Nikki S. Lee (Kye-Chang, South Korea; 1970– )
- Born and BFA in Photography at Chung-Ang College of the Arts, University of Korea, 1993; moved to NYC for MFA and stayed. New York University, New York, 1997–99; Fashion Institute of Technology, New York, 1994–96.
- Works in both photography and film. Interest in notions of identity, particularly identity that is dynamic and negotiated through relationships.
- Performance art.
- Projects series (1997–2001) on sub-cultures, including yuppies, swing dancers, drag queens, hip hop fans, and senior citizens recorded with a point-and-shoot camera, wielded by a member of the selected group or a passerby.

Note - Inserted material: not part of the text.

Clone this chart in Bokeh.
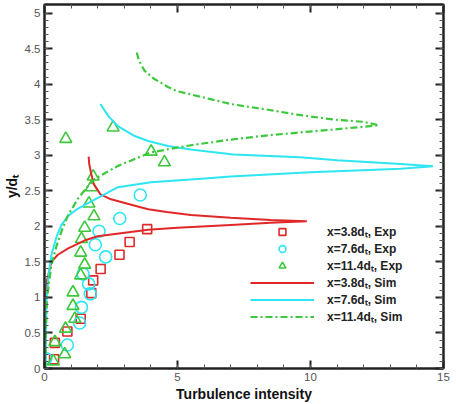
import numpy as np
from bokeh.plotting import figure
from bokeh.models import (Range1d, LinearAxis, FixedTicker, NumeralTickFormatter, Legend,
                          CustomJSTickFormatter)
from bokeh.embed import file_html
from bokeh.resources import INLINE

# ---- data ----
exp38_x = [0.36, 0.39, 0.86, 1.36, 1.76, 1.83, 2.11, 2.82, 3.20, 3.86]
exp38_y = [0.13, 0.36, 0.52, 0.70, 1.06, 1.24, 1.40, 1.60, 1.78, 1.96]

exp76_x = [0.05, 0.86, 1.32, 1.39, 1.72, 1.66, 1.45, 2.30, 1.91, 2.05, 2.83, 3.60]
exp76_y = [0.14, 0.33, 0.64, 0.86, 1.05, 1.19, 1.33, 1.57, 1.74, 1.93, 2.11, 2.44]

exp114_x = [0.33, 0.76, 0.39, 0.79, 1.14, 1.07, 1.07, 1.36, 1.51, 1.36, 1.39, 1.51,
            1.86, 1.67, 1.76, 1.83, 4.01, 4.51, 2.58, 0.80]
exp114_y = [0.10, 0.20, 0.37, 0.56, 0.70, 0.88, 1.07, 1.31, 1.46, 1.63, 1.82, 1.98,
            2.14, 2.32, 2.55, 2.70, 3.05, 2.90, 3.39, 3.23]

sim38_x = [0.02, 0.10, 0.26, 0.50, 0.89, 1.50, 2.00, 2.80, 3.90, 5.00, 7.00, 8.50, 9.86,
           8.50, 7.00, 5.50, 4.60, 3.90, 3.40, 2.50, 2.10, 1.85, 1.75, 1.68, 1.66]
sim38_y = [1.00, 1.25, 1.50, 1.60, 1.69, 1.80, 1.86, 1.90, 1.95, 1.98, 2.02, 2.05, 2.07,
           2.09, 2.12, 2.16, 2.20, 2.24, 2.29, 2.38, 2.45, 2.60, 2.75, 2.88, 2.98]

sim76_x = [0.05, 0.05, 0.08, 0.15, 0.26, 0.45, 0.64, 0.90, 1.26, 1.90, 2.76, 4.00, 5.90,
           7.00, 10.0, 13.4, 14.6, 13.4, 11.0, 9.60, 7.10, 5.50, 4.64, 3.90, 3.39, 2.76,
           2.40, 2.10]
sim76_y = [0.00, 0.50, 1.00, 1.30, 1.60, 1.85, 2.02, 2.15, 2.25, 2.38, 2.55, 2.62, 2.67,
           2.70, 2.76, 2.81, 2.845, 2.875, 2.93, 2.97, 3.01, 3.08, 3.13, 3.20, 3.27, 3.41,
           3.55, 3.72]

sim114_x = [0.03, 0.05, 0.10, 0.26, 0.45, 0.64, 0.89, 1.26, 1.60, 1.90, 2.76, 4.00, 5.50,
            7.00, 8.40, 10.5, 12.0, 12.57, 12.0, 10.9, 9.50, 8.40, 7.00, 5.90, 5.00, 4.64,
            4.10, 3.76, 3.55, 3.45]
sim114_y = [0.00, 0.50, 1.00, 1.46, 1.72, 1.93, 2.16, 2.39, 2.55, 2.67, 2.85, 3.04, 3.14,
            3.22, 3.28, 3.35, 3.40, 3.42, 3.47, 3.50, 3.57, 3.64, 3.72, 3.82, 3.90, 3.96,
            4.08, 4.19, 4.33, 4.47]

x_major = [0, 5, 10, 15]
y_major = [0, 0.5, 1, 1.5, 2, 2.5, 3, 3.5, 4, 4.5, 5]

RED = "#e02828"
CYAN = "#2ee6f2"
GREEN = "#3cc83c"
FONT = "Liberation Sans"

p = figure(width=456, height=404, output_backend="svg", toolbar_location=None,
           x_range=Range1d(0, 15), y_range=Range1d(0, 5.12),
           min_border_left=42, min_border_right=13, min_border_top=4, min_border_bottom=32)
p.background_fill_color = "white"
p.border_fill_color = "white"
p.grid.visible = False
p.outline_line_color = "#222222"
p.outline_line_width = 2

xt = FixedTicker(ticks=x_major, minor_ticks=list(range(0, 16)))
yt = FixedTicker(ticks=y_major, minor_ticks=[round(v * 0.1, 1) for v in range(0, 52)])

def style_axis(ax, show_labels):
    ax.major_tick_in = 8
    ax.major_tick_out = 0
    ax.minor_tick_in = 4
    ax.minor_tick_out = 0
    ax.major_tick_line_color = "#222222"
    ax.major_tick_line_width = 2
    ax.minor_tick_line_color = "#555555"
    ax.axis_line_color = "#222222"
    ax.axis_line_width = 2
    if show_labels:
        ax.formatter = NumeralTickFormatter(format="0.[0]")
        ax.major_label_text_font = FONT
        ax.major_label_text_font_size = "11.5px"
        ax.major_label_text_color = "#555555"
        ax.major_label_standoff = 4
        ax.axis_label_text_font = FONT
        ax.axis_label_text_font_style = "bold"
        ax.axis_label_text_font_size = "14px"
        ax.axis_label_text_color = "#111111"
        ax.axis_label_standoff = 2
    else:
        ax.formatter = CustomJSTickFormatter(code="return ''")
        ax.major_label_standoff = 0

p.xaxis.ticker = xt
p.yaxis.ticker = yt
style_axis(p.xaxis[0], True)
style_axis(p.yaxis[0], True)
p.xaxis.axis_label = "Turbulence intensity"
p.yaxis.axis_label = "y/dₜ"

top_ax = LinearAxis(ticker=xt)
style_axis(top_ax, False)
p.add_layout(top_ax, "above")
right_ax = LinearAxis(ticker=yt)
style_axis(right_ax, False)
p.add_layout(right_ax, "right")

r1 = p.scatter(exp38_x, exp38_y, marker="square", size=9, fill_alpha=0,
               line_color=RED, line_width=1.6)
r2 = p.scatter(exp76_x, exp76_y, marker="circle", size=12, fill_alpha=0,
               line_color=CYAN, line_width=1.6)
r3 = p.scatter(exp114_x, exp114_y, marker="triangle", size=12, fill_alpha=0,
               line_color=GREEN, line_width=1.6)
r4 = p.line(sim38_x, sim38_y, line_color=RED, line_width=2)
r5 = p.line(sim76_x, sim76_y, line_color=CYAN, line_width=2)
r6 = p.line(sim114_x, sim114_y, line_color=GREEN, line_width=2.2, line_dash="7 3 2 3")

legend = Legend(items=[
    ("x=3.8dₜ, Exp", [r1]),
    ("x=7.6dₜ, Exp", [r2]),
    ("x=11.4dₜ, Exp", [r3]),
    ("x=3.8dₜ, Sim", [r4]),
    ("x=7.6dₜ, Sim", [r5]),
    ("x=11.4dₜ, Sim", [r6]),
], location=(206, 43))
legend.padding = 0
legend.margin = 0
legend.spacing = 0
legend.glyph_width = 64
legend.glyph_height = 17
legend.label_height = 17
legend.label_standoff = 13
legend.label_text_font = FONT
legend.label_text_font_style = "bold"
legend.label_text_font_size = "12px"
legend.label_text_color = "#222222"
legend.border_line_alpha = 0
legend.background_fill_alpha = 0
p.add_layout(legend, "center")

open("out.html", "w").write(file_html(p, INLINE))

- Parts series (2002–2005), in which she appears in ‘candid’ snapshots with only parts visible of a male from a failed relationship.
- Directed 2006 film, “A.K.A. Nikki S. Lee,” in which played two fictional versions of herself.
- Lee’s work makes me think of what might happen if Cindy Sherman got out of the studio and interacted with people. There is just as much reliance on costume, but less so on makeup and prosthetics. But Sherman relies on creating an artificial world whose artifice is often obvious, while Lee works to fit in with the an existing group or context and draws on her resemblance to them for effect. If she is interested in confronting the viewer, she goes about it in a much subtler way.
Trish Morrissey (Dublin, Ireland; 1967– )
- Combines performance and self-portraiture with photography and film.
- Uses archives to explore class, family relationships, body and gesture, gender and role-play, power and control and what it means to be human.
- Trish Morrissey: a certain slant of light at Francesca Maffeo Gallery in June 2018. Thirteen photographs and two films of archive material gathered about the last two female residents of Hestercombe House, a stately home and gardens in Somerset, England.
- Solo publications: Seven Years (2004) and Front (2009).
- Featured in The Photograph as Contemporary Art by Charlotte Cotton; Vitamin Ph, Survey of International Contemporary Photography; Auto Focus: The Self-Portrait in Contemporary Photography, by Susan Bright; Photography and Ireland by Justin Carville, and Making It Up: Photographic Fictions by Marta Weiss.
Tracey Moffatt (Brisbane, Australia; 1960– )
- BA in visual communications from the Queensland College of Art, 1982. Honorary doctorate, 2004.
- Uses text, collage, and set design to explore childhood trauma, Aboriginal people, and popular Australian culture.
- Series Up in the Sky (1997) portrays violence in an outback town. “There is a storyline, but there isn’t a traditional beginning, middle, and end.”
- Over 100 solo exhibitions.
- Represented Australia in the 2017 Venice Biennale with My Horizon.
- Works held in the Tate Gallery in London, the Museum of Contemporary Art in Los Angeles, and the National Gallery of Australia in Canberra.
Reflection
I don’t know that Lee’s work is necessarily voyeuristic or exploitative. It seems as though she introduces herself as an artist to her new groups and spends quite a bit of time with them. The whole exercise could be read as both a comment on her own identity as well as that of the group: the group has established a set of codes by which they can show belonging and identify one another (a social construction); and Lee, by adopting their identity and being accepted by the group indicates just how malleable her own identity can be (another social construction).
As for Morrissey’s request, it might depend upon my frame of mind at the moment and how she presented herself / her project. I do not usually enjoy having my picture taken, but I might go along with it for a laugh or for the novelty. And given that I take more and more pictures of strangers myself—sometimes with, sometimes without their permission—I feel that I have less and less right to deny them the same access to me. It would be hypocritical of me, so I am gradually agreeing to lower my guard. I also recognize that we live in a surveillance society and the idea that we have a veto over the capture of our image is largely an illusion. We are being imaged all the time, for all sorts of purposes, so a snap for a random photographer or tourist seems relatively benign.